Bureaucrap
Once a bureaucracy grows beyond a certain size, it exists only to sustain itself and to grow. No bureaucracy ever recognizes its inefficient dysfunction, nor do the people who serve it ever examine it, seek to improve it, apply logic and reason to it, or say no to it. If the people who suffer its abuses are lucky, the monolith may one day collapse of its own weight. But until then, everyone who suffers by it is stuck with it.
Case in point: the United States Postal Service (USPS).
On September 3rd, I ordered a cap from a hat shop in San Diego, California. The graphic on the left shows the circuitous and time-consuming route it took to reach its final destination in Middletown, Connecticut.
By my count, there were eight stops along the way at which someone might have taken notice of what was going on, scratched his head in wonder (if not logic), and said, “Hey, I have an idea. Why don’t we get the USPS to send this thing from here [pick one of the eight stops] to the poor schlemiel in Connecticut who’s waiting for it?”
The answer, of course, would have been something along the lines of, “Well, that’s not the way we do things around here.” And just as surely, no one would have asked, “Exactly why the hell is it that we do things the way we do them around here.”
Back to Square One
The USPS embodies the bureaucratic manifestation of the Peter Principle, first laid out in the 1968 book called, originally enough, The Peter Principle. The principle contends employees in organizations are promoted to the level of their respective incompetence. Thereafter, they’re never put back into the positions in which they were competent because the organization won’t deem incompetence sufficient to warrant such a move, presuming it recognizes the incompetence at all. Following that pattern, it’s easy enough to imagine everyone in the organization rising to their levels of incompetence which, in a relatively small organization, might explain poor organizational performance.
But beyond a certain point, bureaucracies become dysfunctional for three reasons:
- They’re too large for anyone to be able to take notice of their dysfunction.
- They breed levels of invisibility and anonymity that nullify the ability to meaningfully assess the performance of any individual.
- Once individuals recognize #2 is true, they can take advantage of that invisibility and anonymity without risk.
Since the graphic above was taken from the USPS website via the tracking number sent to me, it’s a safe bet the three days it took from the time I placed my order to the time it went to pre-shipment status was due to USPS dysfunction.
What the hell is pre-shipment anyway?
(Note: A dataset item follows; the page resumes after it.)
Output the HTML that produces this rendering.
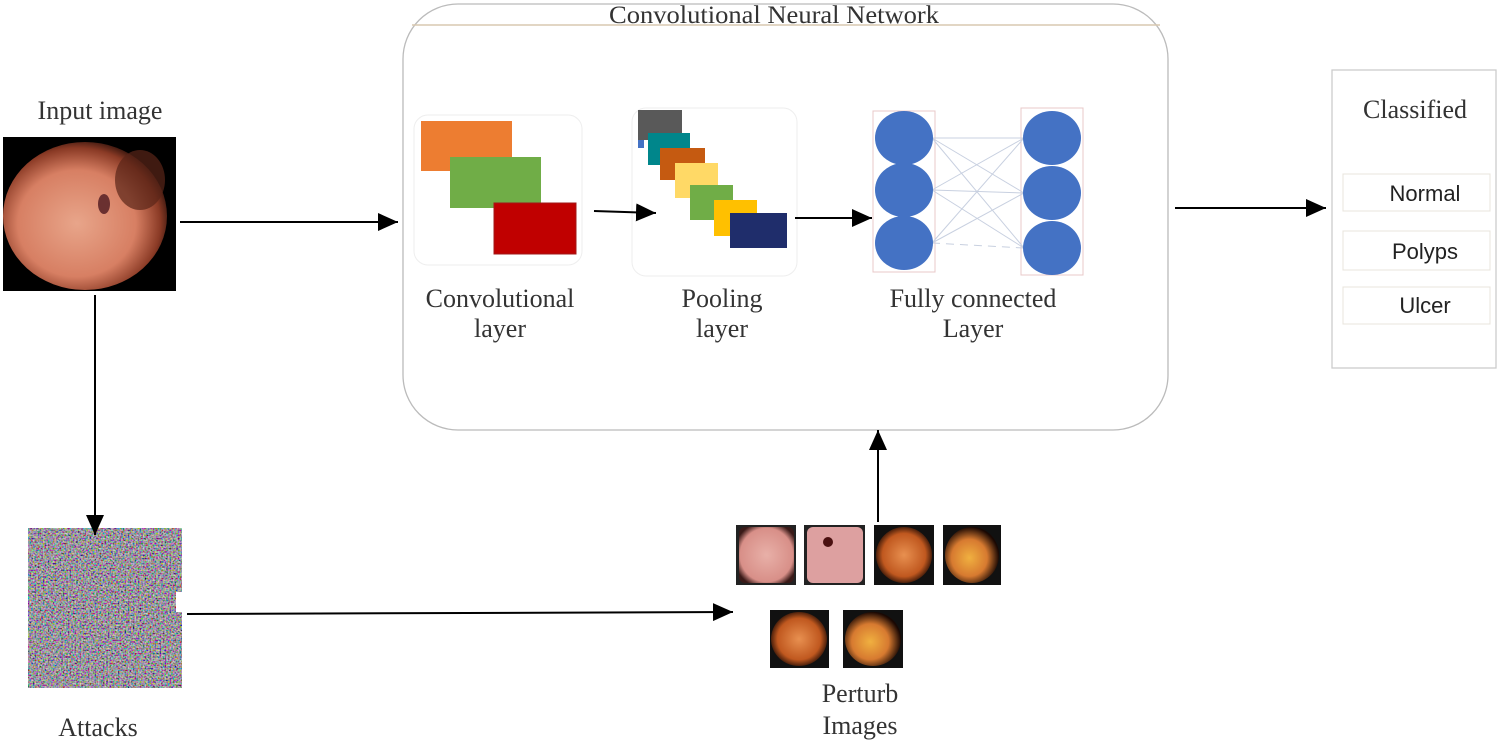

Something’s either shipped, or it’s not. And why did it have to go from the origin facility in San Diego at 11:57 on the 6th (I’d have thought the origin facility would have been the hat shop) to the regional origin facility in San Diego at 13:12? From San Diego, why did it have to go to Los Angeles to Chicopee to Boston to Nashua to Springfield to the southern Connecticut distribution facility (wherever that is) to Middletown? And where’s Mr. Zip when you need him?
Cause and Effect
The only way to make sense of all of the blind bureaucracy of the USPS is to see it in context; that is, to recognize it’s a subset of the planet’s largest, least efficient, most expensive, and most irretrievably unwieldy bureaucracy, the United States government. And it’s indicative of why the notion of government service is, at this point in our history, somewhere between (oxy)moronic and caustically cynical.
There’s one sure test by which to determine if any bureaucracy is beyond the point of no return: Look at the last time — if there was ever any time at all — at which it said, “No,” to anything. If the United States government weren’t too self-serving and self-perpetuating to say, “No,” (it is), we wouldn’t be where we are. And it wouldn’t take 11 days to get a cap from San Diego to Middletown.
We’re all living in Brazil. And it’s all bureaucrap.